К сожалению, сегодня выражение «русский медведь» нам не кажется смешным. Действительно, за более двухсотлетнее существование он мало чем изменился и остался действительно «русским медведем».

Крыловские басни являются как бы реализацией народных пословиц, которые включают в себя вековую народную мудрость. Возьмём только одну басню «Синица», где не только о том, что синица «хвалится море сжечь», но и о том шуме, который был вызван этой похвальбой. На описании шума, впечатления, произведённые похвальбой Синицы Крылов останавливается особенно подробно, рисуя целый ряд бытовых сцен. Здесь и «охотники таскаться по пирам», которые «из первых с ложками явились к берегам, чтоб похлебать ухи такой богатой, какой-де откупщик и самый тароватый не давывал секретарям». В этой бытовой детали дана сатирическая черта чиновничьего общества, относящая действие басни не к условно-мифической обстановке, а к порядкам и нравам страны…

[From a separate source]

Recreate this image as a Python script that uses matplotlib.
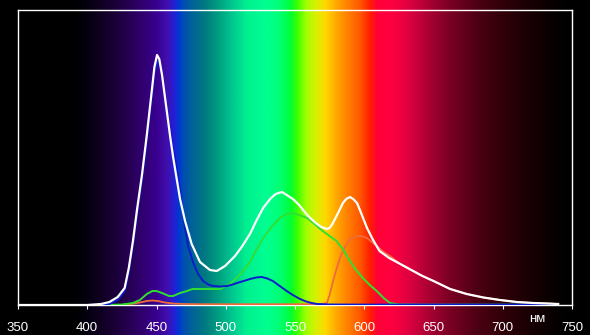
import numpy as np
import matplotlib
matplotlib.use("Agg")
import matplotlib.pyplot as plt
from matplotlib.colors import LinearSegmentedColormap, to_rgb

# ---- data (y in relative units, 0..294) ----
white_nm = [350, 400, 410, 416, 422, 427, 430, 433, 436, 439.5, 443, 446.5, 448.5, 450.4, 452, 454, 456,
            458, 460, 462, 464, 467, 470.6, 475.4, 481.4, 488.6, 493.5, 499.5, 506.7, 512, 517.5, 522,
            527, 532, 536, 540.6, 544, 548.5, 553, 557, 561, 565, 569, 573, 575, 577, 580, 582.5, 584.6,
            587, 589.7, 592, 594.8, 598, 602, 606, 611, 618, 626, 634, 642, 650, 662, 674, 686, 698,
            710, 722, 732, 740]
white_v = [0, 0, 1, 3, 8, 17, 37, 64, 96, 130, 170, 213, 238, 250, 246, 230, 209,
           188, 167, 148, 131, 106, 84, 61, 43, 35, 34, 39, 49, 59, 71, 84,
           97, 106, 111, 113, 110, 106, 100, 93, 87, 82, 78, 76, 77, 81, 89, 96, 102,
           106, 108, 106, 102, 91, 77, 66, 54, 47, 41, 35, 29, 24, 16, 11, 7.5, 5,
           3, 2, 1.5, 1]

blue_nm = [350, 410, 416, 422, 427, 430, 433, 436, 439.5, 443, 446.5, 448.5, 451, 453, 456, 459, 462,
           464.6, 467, 470.6, 473, 476.6, 480, 483.6, 488, 491, 496, 501, 505, 508, 513, 517.5, 522,
           526, 530, 534, 539, 544, 549, 553.6, 558, 562, 566, 575, 600, 740]
blue_v = [0, 0, 1, 5, 14, 33, 60, 91, 125, 164, 207, 232, 244, 238, 212, 184, 157,
          138, 114, 76, 58, 42, 31, 24, 20, 19, 18.5, 19, 20.5, 22, 24, 26, 27.5,
          28, 26.5, 24, 19, 14, 9.5, 6, 3.5, 2, 1, 0.5, 0.4, 0.4]

green_nm = [350, 413, 425, 433, 438, 443, 447, 450, 454, 459, 462, 467, 472, 476, 486, 496, 503, 510,
            517.5, 522, 527, 533, 539, 544, 548.5, 553, 558.7, 564, 570, 575, 580, 585, 589.7, 594,
            599, 604, 609, 614, 618.6, 625, 640, 740]
green_v = [0, 0, 0.5, 2, 5, 11, 14, 14, 12, 9, 9, 12, 14, 16, 16, 16, 21, 30,
           43, 55, 67, 78, 87, 91, 92, 90, 87, 81, 74, 69, 64, 55, 44, 35,
           27, 20, 14, 7, 2, 0.5, 0.3, 0.3]

red_nm = [350, 425, 432, 438, 443, 447, 451, 456, 462, 470, 480, 540, 568, 573, 575, 577.5, 580,
          582.5, 586, 589.7, 594.7, 598, 602, 609, 614, 618.6, 626, 634, 642, 650, 662, 674, 686,
          698, 710, 722, 732, 740]
red_v = [0, 0, 1, 2.5, 4, 4.5, 4, 2.5, 1.5, 1, 0.8, 0.8, 0.8, 2, 10, 24, 36,
         47, 58, 66, 69, 69, 67, 59, 53, 49, 41, 35, 29, 24, 16, 11, 7.5,
         5, 3, 2, 1.5, 1]

tick_values = [350, 400, 450, 500, 550, 600, 650, 700, 750]

# spectrum background colour stops (wavelength, colour)
spec_nm = [350, 390, 400, 410, 420, 430, 440, 450, 458, 463, 466, 470, 475, 485, 495, 505, 515,
           530, 540, 547, 552, 558, 565, 572, 580, 588, 597, 604, 610, 620, 632, 645, 660, 680,
           700, 720, 740, 750]
spec_col = ["#000000", "#000000", "#050010", "#100022", "#1a0038", "#260052", "#300070", "#3a0090",
            "#4010b0", "#2020d8", "#0038d0", "#0050b0", "#006098", "#007a80", "#00a080", "#00c890",
            "#00f090", "#00ff90", "#00ff70", "#00ff30", "#40ff00", "#a0ff00", "#d8f000", "#ffd800",
            "#ffa800", "#ff8000", "#ff5800", "#ff2000", "#ff0038", "#ff0040", "#e00040", "#b00035",
            "#800025", "#500015", "#300008", "#180004", "#050000", "#000000"]

W, H = 590, 335
fig = plt.figure(figsize=(W / 100, H / 100), dpi=100, facecolor="black")

x0, x1 = 18, 572
ybot, ytop = 305, 10
axpos = [x0 / W, (H - ybot) / H, (x1 - x0) / W, (ybot - ytop) / H]

# background spectrum covering full height
bg = fig.add_axes([x0 / W, 0, (x1 - x0) / W, 1])
bg.set_axis_off()
pos = [(n - spec_nm[0]) / (spec_nm[-1] - spec_nm[0]) for n in spec_nm]
cmap = LinearSegmentedColormap.from_list("spec", list(zip(pos, [to_rgb(c) for c in spec_col])), N=1024)
grad = np.linspace(0, 1, 1200)[None, :]
bg.imshow(grad, aspect="auto", cmap=cmap, extent=[350, 750, 0, 1], interpolation="bilinear")
bg.set_xlim(350, 750)
bg.set_ylim(0, 1)

ax = fig.add_axes(axpos)
ax.set_facecolor("none")
ax.plot(red_nm, red_v, color="#f06a3a", lw=1.3, zorder=3)
ax.plot(green_nm, green_v, color="#30e030", lw=1.4, zorder=4)
ax.plot(blue_nm, blue_v, color="#0a1ccc", lw=1.4, zorder=5)
ax.plot(white_nm, white_v, color="white", lw=1.6, zorder=6)

ax.set_xlim(350, 750)
ax.set_ylim(0, ybot - ytop)
for s in ax.spines.values():
    s.set_color("white")
    s.set_linewidth(1.0)
ax.set_xticks(tick_values)
ax.set_xticklabels([str(t) for t in tick_values])
ax.set_yticks([])
ax.tick_params(axis="x", colors="white", length=3, width=0.8, pad=9, labelsize=9.5)
for lbl in ax.get_xticklabels():
    lbl.set_fontfamily("Liberation Sans")
ax.text(725, -13.5, "нм", color="white", fontsize=9.5, ha="center", va="center",
        family="Liberation Sans", clip_on=False)

fig.savefig("out.png", dpi=100, facecolor="black")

Прошло более двух веков, а что изменилось? Читая труды Ивана Андреевича Крылова, ещё раз убеждаешься – Да, классика бессмертна!

Вадим КУЛИНЧЕНКО

От редакции. Отсутствие современных баснописцев объясняется исключительно подлостью времени. В действительности все есть, и даже очень талантливые. Но кто их напечатает? В силу специфики нашей газеты мы публикуем малую толику присылаемого. А кто еще напечатает? «Советская Россия» и «Завтра». Всё. У малых газет известность еще меньше, чем у нас. По радио, на телевидении умное и красивое не прозвучит. Сегодня бы ни И.А. Крылова, ни М.Е. Салтыкова-Щедрина, ни даже А.С. Пушкина никто бы не знал. Современному читателю предназначены улицкие и донцовы.